The Organ - Fr. Aaron Hess
About 2 weeks ago, I was invited to go down to the seminary in Cincinnati to attend a rare event: the blessing and dedication of a brand new pipe organ. While in seminary, I would play organ for Mass on Mondays as well as during our Evening prayer and adoration throughout the week, so I had put a lot of time into the old instrument. However, for various reasons, it unfortunately was not working well anymore and needed to be replaced, and so began the process of researching, funding, and building a new instrument, leading up to it’s dedication. And it was glorious! As the organ was blessed with incense billowing between the pipes, the organist played a joyful melody through them, and you could sense the prayers and praise of the hundreds of people there rising up and filling the surroundings like the smoke and the music did.
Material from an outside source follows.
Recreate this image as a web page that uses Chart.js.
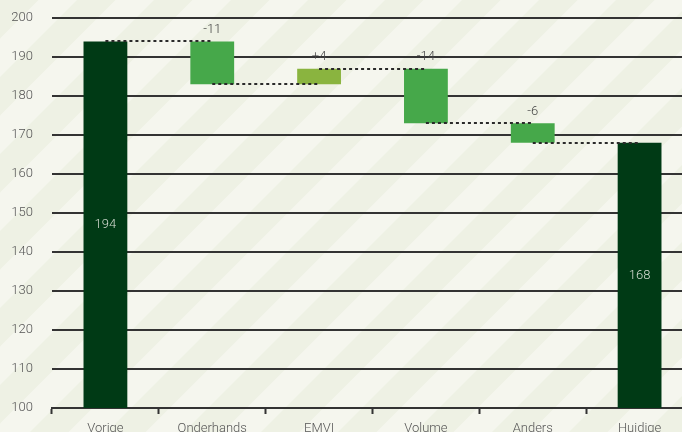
<!DOCTYPE html>
<html>
<head>
<meta charset="utf-8">
<script src="https://cdn.jsdelivr.net/npm/chart.js@4"></script>
<style>
  html, body { margin: 0; padding: 0; overflow: hidden; background: #f5f6ee; }
  #wrap { width: 700px; height: 450px; }
</style>
</head>
<body>
<div id="wrap"><canvas id="myChart" width="700" height="450"></canvas></div>
<script>
// categories on the x axis
const categories = ['Vorige', 'Onderhands', 'EMVI', 'Volume', 'Anders', 'Huidige'];
// running level after each step (first = start total, last = end total)
const levels = [194, 183, 187, 173, 168];
// printed labels
const changeLabels = ['-11', '+4', '-14', '-6'];
const totalLabels = ['194', '168'];
const yTicks = [100, 110, 120, 130, 140, 150, 160, 170, 180, 190, 200];

const darkGreen = '#003a15';
const green = '#46a84a';
const olive = '#8ab43f';

// build floating bars from the levels
let barData = [];
let barColors = [];
barData.push([100, levels[0]]);
barColors.push(darkGreen);
for (let i = 1; i < levels.length; i++) {
    barData.push([levels[i - 1], levels[i]]);
    barColors.push(levels[i] > levels[i - 1] ? olive : green);
}
barData.push([100, levels[levels.length - 1]]);
barColors.push(darkGreen);

// diagonal striped background over the whole canvas
const stripes = {
    id: 'stripes',
    beforeDraw(chart) {
        const ctx = chart.ctx;
        const w = chart.width, h = chart.height;
        ctx.save();
        ctx.fillStyle = '#f5f6ee';
        ctx.fillRect(0, 0, w, h);
        ctx.fillStyle = '#eef1e4';
        const period = 77;
        for (let x = -h - period; x < w + period; x += period) {
            ctx.beginPath();
            ctx.moveTo(x, h);
            ctx.lineTo(x + period / 2, h);
            ctx.lineTo(x + period / 2 + h, 0);
            ctx.lineTo(x + h, 0);
            ctx.closePath();
            ctx.fill();
        }
        ctx.restore();
    }
};

// dotted connectors and the value labels
const waterfallExtras = {
    id: 'waterfallExtras',
    afterDatasetsDraw(chart) {
        const ctx = chart.ctx;
        const meta = chart.getDatasetMeta(0);
        const y = chart.scales.y;
        ctx.save();
        ctx.strokeStyle = '#2a2a2a';
        ctx.lineWidth = 2;
        ctx.setLineDash([3, 3]);
        for (let i = 0; i < levels.length; i++) {
            const py = Math.round(y.getPixelForValue(levels[i]));
            ctx.beginPath();
            ctx.moveTo(meta.data[i].x, py);
            ctx.lineTo(meta.data[i + 1].x, py);
            ctx.stroke();
        }
        ctx.setLineDash([]);

        ctx.font = '300 13px Roboto';
        ctx.textAlign = 'center';
        ctx.textBaseline = 'middle';
        // totals inside the dark bars
        ctx.fillStyle = '#d6ddd3';
        [0, categories.length - 1].forEach((idx, k) => {
            const bar = meta.data[idx];
            ctx.fillText(totalLabels[k], bar.x, (bar.y + bar.base) / 2);
        });
        // changes above the floating bars
        ctx.fillStyle = '#444';
        for (let i = 1; i < levels.length; i++) {
            const bar = meta.data[i];
            const top = Math.min(bar.y, bar.base);
            ctx.fillText(changeLabels[i - 1], bar.x, top - 12);
        }
        ctx.restore();
    }
};

const data = {
    labels: categories,
    datasets: [{
        data: barData,
        backgroundColor: barColors,
        borderWidth: 0,
        borderSkipped: false,
        barPercentage: 0.41,
        categoryPercentage: 1
    }]
};

const config = {
    type: 'bar',
    data: data,
    options: {
        responsive: false,
        animation: false,
        layout: { padding: { top: 18, right: 7, left: 0, bottom: 0 } },
        plugins: {
            legend: { display: false },
            tooltip: { enabled: false }
        },
        scales: {
            x: {
                offset: true,
                grid: {
                    offset: true,
                    drawOnChartArea: false,
                    drawTicks: true,
                    tickLength: 6,
                    tickWidth: 2,
                    color: '#333'
                },
                border: { display: true, color: '#333', width: 2 },
                ticks: {
                    color: '#555',
                    font: { family: 'Roboto', size: 13, weight: '300' },
                    padding: 7,
                    maxRotation: 0
                },
                afterFit(scale) { scale.height = 42; }
            },
            y: {
                min: 100,
                max: 200,
                afterBuildTicks(scale) {
                    scale.ticks = yTicks.map(v => ({ value: v }));
                },
                grid: {
                    color: '#333',
                    lineWidth: 2,
                    drawTicks: true,
                    tickLength: 19,
                    tickColor: 'rgba(0,0,0,0)'
                },
                border: { display: false },
                ticks: {
                    color: '#555',
                    font: { family: 'Roboto', size: 13, weight: '300' },
                    padding: 0
                },
                afterFit(scale) { scale.width = 52; }
            }
        }
    },
    plugins: [stripes, waterfallExtras]
};

const myChart = new Chart(document.getElementById('myChart'), config);
</script>
</body>
</html>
There is a reason that the Church says that the organ should hold a place of importance in our Catholic Churches. Musicam Sacram, the document from Vatican II that talks about music at liturgies, states, “The pipe organ is to be held in high esteem in the Latin Church, since it is its traditional instrument, the sound of which can add a wonderful splendor to the Church's ceremonies and powerfully lift up men's minds to God and higher things.” This doesn’t mean that other instruments are not able to be used and cannot lift people’s minds and hearts in prayer to the Lord; I personally started as a piano player for many years before learning the organ, and there are still times that I hear piano music at Mass that brings me to a true wonder and prayer. But there are a number of reasons that we can say that the organ has a special place in the heart of the Church and in our own hearts.
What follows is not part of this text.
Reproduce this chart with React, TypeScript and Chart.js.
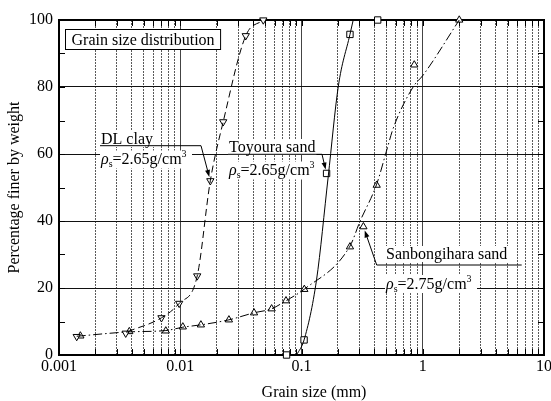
import React, { useEffect, useRef } from 'react';
import { Chart, registerables } from 'chart.js';

Chart.register(...registerables);

const FONT = "'Liberation Serif', 'Times New Roman', Times, serif";

// ---- data: markers ----
const dlClayX = [0.0014, 0.00355, 0.0070, 0.0098, 0.0138, 0.0177, 0.0226, 0.0347, 0.0484];
const dlClayY = [5.5, 6.5, 11.1, 15.4, 23.6, 52, 69.6, 95.3, 100];
const sanX = [0.0015, 0.0038, 0.0076, 0.0105, 0.0148, 0.0252, 0.0406, 0.0567, 0.0745, 0.1055, 0.251, 0.324, 0.417, 0.851, 2.0];
const sanY = [5.7, 7.0, 7.2, 8.4, 9.0, 10.5, 12.6, 13.8, 16.2, 19.6, 32.3, 38.3, 50.7, 86.6, 100];
const toyX = [0.0753, 0.105, 0.161, 0.251, 0.425];
const toyY = [0, 4.5, 54.2, 95.7, 100];

// ---- data: fitted curves ----
const dlCurveX = [0.0037, 0.0070, 0.0098, 0.0138, 0.0177, 0.0226, 0.0347, 0.0484];
const dlCurveY = [7.0, 11.1, 15.4, 23.6, 52, 69.6, 95.3, 100];
const sanCurveX = [0.0014, 0.0038, 0.0076, 0.0105, 0.0148, 0.0252, 0.0406, 0.0567, 0.0745, 0.105, 0.251, 0.303, 0.417, 0.505, 0.571, 0.836, 1.01, 2.0];
const sanCurveY = [5.6, 6.9, 7.3, 8.3, 9.0, 10.5, 12.6, 13.8, 16.2, 19.6, 32.5, 39.8, 51, 61.2, 67.7, 80.1, 83.6, 100];
const toyCurveX = [0.0912, 0.105, 0.133, 0.166, 0.201, 0.251, 0.267];
const toyCurveY = [0, 4.5, 22.4, 53.2, 80.1, 95.7, 100];

// ---- ticks ----
const xDecades = [0.001, 0.01, 0.1, 1, 10];
const xTickLabels = ['0.001', '0.01', '0.1', '1', '10'];
const yTickValues = [0, 20, 40, 60, 80, 100];
const yMinorTicks = [10, 30, 50, 70, 90];

const isDecade = (v: number) => Math.abs(Math.log10(v) - Math.round(Math.log10(v))) < 1e-6;
const xTickValues: number[] = [];
for (let d = 0; d < xDecades.length - 1; d++) {
  for (let m = 1; m <= 9; m++) xTickValues.push(Number((m * xDecades[d]).toPrecision(6)));
}
xTickValues.push(xDecades[xDecades.length - 1]);

const pts = (xs: number[], ys: number[]) => xs.map((v, i) => ({ x: v, y: ys[i] }));

type Seg = { t: string; italic?: boolean; size: number; dy?: number };
function drawRich(ctx: CanvasRenderingContext2D, segs: Seg[], x: number, y: number) {
  let cx = x;
  for (const s of segs) {
    ctx.font = `${s.italic ? 'italic ' : ''}${s.size}px ${FONT}`;
    ctx.fillText(s.t, cx, y + (s.dy || 0));
    cx += ctx.measureText(s.t).width;
  }
  return cx - x;
}
const rhoSegs = (val: string): Seg[] => [
  { t: 'ρ', italic: true, size: 16 },
  { t: 's', size: 10, dy: 3 },
  { t: '=' + val + 'g/cm', size: 16 },
  { t: '3', size: 10, dy: -7 },
];

const callouts = [
  { name: 'DL clay', rho: '2.65', textX: 101, nameBase: 143.5, rhoBase: 164, lineY: 145.7, lineX0: 100, lineX1: 201, target: [0.0177, 52] },
  { name: 'Toyoura sand', rho: '2.65', textX: 229, nameBase: 151.5, rhoBase: 175, lineY: 154.3, lineX0: 228, lineX1: 322, target: [0.161, 54.2] },
  { name: 'Sanbongihara sand', rho: '2.75', textX: 386, nameBase: 258.5, rhoBase: 288.5, lineY: 265, lineX0: 376.7, lineX1: 521.7, target: [0.324, 38.3], from0: true },
];

function arrow(ctx: CanvasRenderingContext2D, x0: number, y0: number, x1: number, y1: number) {
  const ang = Math.atan2(y1 - y0, x1 - x0);
  const len = 7, w = 2.5;
  ctx.beginPath();
  ctx.moveTo(x0, y0);
  ctx.lineTo(x1 - Math.cos(ang) * len * 0.8, y1 - Math.sin(ang) * len * 0.8);
  ctx.stroke();
  ctx.beginPath();
  ctx.moveTo(x1, y1);
  ctx.lineTo(x1 - Math.cos(ang) * len - Math.sin(ang) * w, y1 - Math.sin(ang) * len + Math.cos(ang) * w);
  ctx.lineTo(x1 - Math.cos(ang) * len + Math.sin(ang) * w, y1 - Math.sin(ang) * len - Math.cos(ang) * w);
  ctx.closePath();
  ctx.fill();
}

const decorPlugin = {
  id: 'decor',
  beforeDatasetsDraw(chart: any) {
    const { ctx, chartArea: a, scales } = chart;
    const xs = scales.x, ys = scales.y;
    ctx.save();
    ctx.fillStyle = '#000';
    ctx.strokeStyle = '#000';
    // inner ticks
    ctx.lineWidth = 1;
    ctx.beginPath();
    for (const v of xTickValues) {
      const px = Math.round(xs.getPixelForValue(v)) + 0.5;
      ctx.moveTo(px, a.bottom); ctx.lineTo(px, a.bottom - 6);
      ctx.moveTo(px, a.top); ctx.lineTo(px, a.top + 6);
    }
    for (const v of yMinorTicks.concat(yTickValues)) {
      const py = Math.round(ys.getPixelForValue(v)) + 0.5;
      ctx.moveTo(a.left, py); ctx.lineTo(a.left + 6, py);
      ctx.moveTo(a.right, py); ctx.lineTo(a.right - 6, py);
    }
    ctx.stroke();
    // frame
    ctx.lineWidth = 2;
    ctx.strokeRect(a.left, a.top, a.right - a.left, a.bottom - a.top);

    // title box
    ctx.font = `16px ${FONT}`;
    ctx.textBaseline = 'alphabetic';
    ctx.textAlign = 'left';
    const tw = ctx.measureText('Grain size distribution').width;
    ctx.fillStyle = '#fff';
    ctx.fillRect(65.5, 29.5, tw + 12, 20);
    ctx.lineWidth = 1;
    ctx.strokeRect(65.5, 29.5, tw + 12, 20);
    ctx.fillStyle = '#000';
    ctx.fillText('Grain size distribution', 71.5, 45);

    // callouts
    for (const c of callouts) {
      ctx.font = `16px ${FONT}`;
      const nw = ctx.measureText(c.name).width;
      ctx.fillStyle = '#fff';
      ctx.fillRect(c.textX - 1, c.nameBase - 12.5, nw + 2, 16);
      ctx.fillRect(c.textX - 1, c.rhoBase - 13.5, 92, 18);
      ctx.fillStyle = '#000';
      ctx.fillText(c.name, c.textX, c.nameBase);
      drawRich(ctx, rhoSegs(c.rho), c.textX, c.rhoBase);
      ctx.lineWidth = 1;
      ctx.beginPath();
      ctx.moveTo(c.lineX0, c.lineY); ctx.lineTo(c.lineX1, c.lineY);
      ctx.stroke();
      const tx = xs.getPixelForValue(c.target[0]);
      const ty = ys.getPixelForValue(c.target[1]);
      const sx = c.from0 ? c.lineX0 : c.lineX1;
      const ang = Math.atan2(ty - c.lineY, tx - sx);
      arrow(ctx, sx, c.lineY, tx - Math.cos(ang) * 4, ty - Math.sin(ang) * 4);
    }

    // axis titles
    ctx.font = `16px ${FONT}`;
    ctx.textAlign = 'center';
    ctx.textBaseline = 'alphabetic';
    ctx.fillText('Grain size (mm)', 314, 397);
    ctx.translate(15, (a.top + a.bottom) / 2);
    ctx.rotate(-Math.PI / 2);
    ctx.textBaseline = 'middle';
    ctx.fillText('Percentage finer by weight', 0, 0);
    ctx.restore();
  },
};

export default function App() {
  const ref = useRef<HTMLCanvasElement>(null);
  useEffect(() => {
    document.body.style.margin = '0';
    const canvas = ref.current!;
    const lineBase = { type: 'line' as const, borderColor: '#000', borderWidth: 1, pointRadius: 0, fill: false, cubicInterpolationMode: 'monotone' as const, showLine: true };
    const markBase = { type: 'line' as const, showLine: false, pointBackgroundColor: '#fff', pointBorderColor: '#000', pointBorderWidth: 1, clip: false as any };
    const chart = new Chart(canvas, {
      type: 'scatter',
      data: {
        datasets: [
          { ...lineBase, label: 'DL clay curve', data: pts(dlCurveX, dlCurveY), borderDash: [7, 4] },
          { ...lineBase, label: 'Sanbongihara curve', data: pts(sanCurveX, sanCurveY), borderDash: [9, 3, 1.5, 3] },
          { ...lineBase, label: 'Toyoura curve', data: pts(toyCurveX, toyCurveY) },
          { ...markBase, label: 'DL clay', data: pts(dlClayX, dlClayY), pointStyle: 'triangle', pointRadius: 4.2, pointRotation: 180 },
          { ...markBase, label: 'Sanbongihara sand', data: pts(sanX, sanY), pointStyle: 'triangle', pointRadius: 4.2 },
          { ...markBase, label: 'Toyoura sand', data: pts(toyX, toyY), pointStyle: 'rect', pointRadius: 4.5 },
        ] as any,
      },
      options: {
        animation: false,
        responsive: false,
        devicePixelRatio: 1,
        layout: { padding: { left: 0, right: 7, top: 20, bottom: 0 } },
        plugins: { legend: { display: false }, tooltip: { enabled: false } },
        scales: {
          x: {
            type: 'logarithmic',
            min: 0.001,
            max: 10,
            afterBuildTicks: (s: any) => { s.ticks = xTickValues.map((v) => ({ value: v, major: false })); },
            afterFit: (s: any) => { s.height = 46; s.paddingLeft = 0; s.paddingRight = 0; },
            ticks: {
              autoSkip: false, maxRotation: 0, minRotation: 0, padding: 2, color: '#000',
              font: { family: FONT, size: 16 },
              callback: (v: any) => {
                const i = xDecades.findIndex((d) => Math.abs(d - Number(v)) < d * 1e-6);
                return i >= 0 ? xTickLabels[i] : '';
              },
            },
            grid: {
              drawTicks: false,
              lineWidth: 1,
              color: (c: any) => {
                if (!c.tick) return '#000';
                const v = c.tick.value;
                if (v <= 0.001 * 1.0001 || v >= 10 * 0.9999) return 'rgba(0,0,0,0)';
                return isDecade(v) ? '#444' : '#5a5a5a';
              },
            },
            border: { display: false, dash: (c: any) => (c.tick && !isDecade(c.tick.value) ? [2, 1] : []) },
          } as any,
          y: {
            min: 0,
            max: 100,
            afterBuildTicks: (s: any) => { s.ticks = yTickValues.map((v) => ({ value: v })); },
            afterFit: (s: any) => { s.width = 59; },
            ticks: { padding: 6, color: '#000', font: { family: FONT, size: 16 } },
            grid: {
              drawTicks: false,
              lineWidth: 1,
              color: (c: any) => (c.tick && (c.tick.value === 0 || c.tick.value === 100) ? 'rgba(0,0,0,0)' : '#111'),
            },
            border: { display: false },
          } as any,
        },
      },
      plugins: [decorPlugin],
    });
    return () => chart.destroy();
  }, []);
  return (
    <div style={{ position: 'absolute', left: 0, top: 0, width: 551, height: 401, background: '#fff' }}>
      <canvas ref={ref} width={551} height={401} style={{ width: 551, height: 401, display: 'block' }} />
    </div>
  );
}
First of all, the organ is not the most important instrument that we use as Christians. That would actually be our own voices! Our voice raised in song and prayer is the most important music that we can offer to the Lord. The organ, though, imitates as closely as any other instrument the mechanism of the voice. Just as air is pushed through our throat and windpipe to vibrate them and make noise, so too is air pushed through the “lungs” of a bellow in an organ to rush through the pipe, making it vibrate just so to make a note. Another reason is that the organ can cover an enormous array of sounds and volumes. You can hear flutes gently playing, a trumpet joyfully crying out, strings supporting a lush atmosphere while an oboe pierces through with a beautiful or haunting melody, and of course the power behind a full organ sound. And all of this can be accomplished through the masterful work of one musician who sits behind the console.
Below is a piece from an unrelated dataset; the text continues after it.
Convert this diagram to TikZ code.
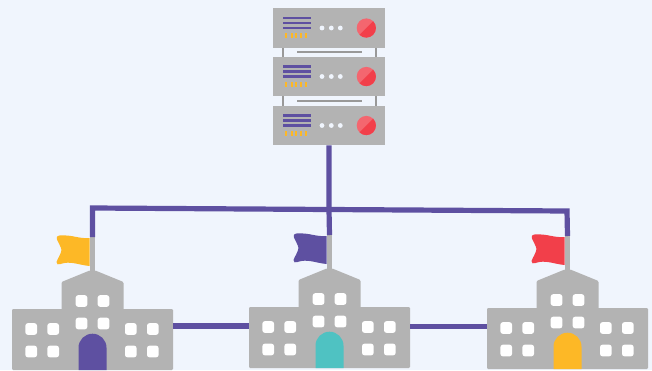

I think this last point gives one of the best reflections on the organ being so important. As I just layed out, there are many parts coming together to make a whole: different pipes, each individually crafted and carefully tuned for hours, each able to make a clear sound by itself. But together, they make a magnificent sound. So too do all of us as individuals bring our own gifts and talents, but together as a church and a community, we can bring about so much good, allowing our prayers and praise and good works to rise up like incense and fill the entire world with the glorious sounds of the Gospel message of Christ.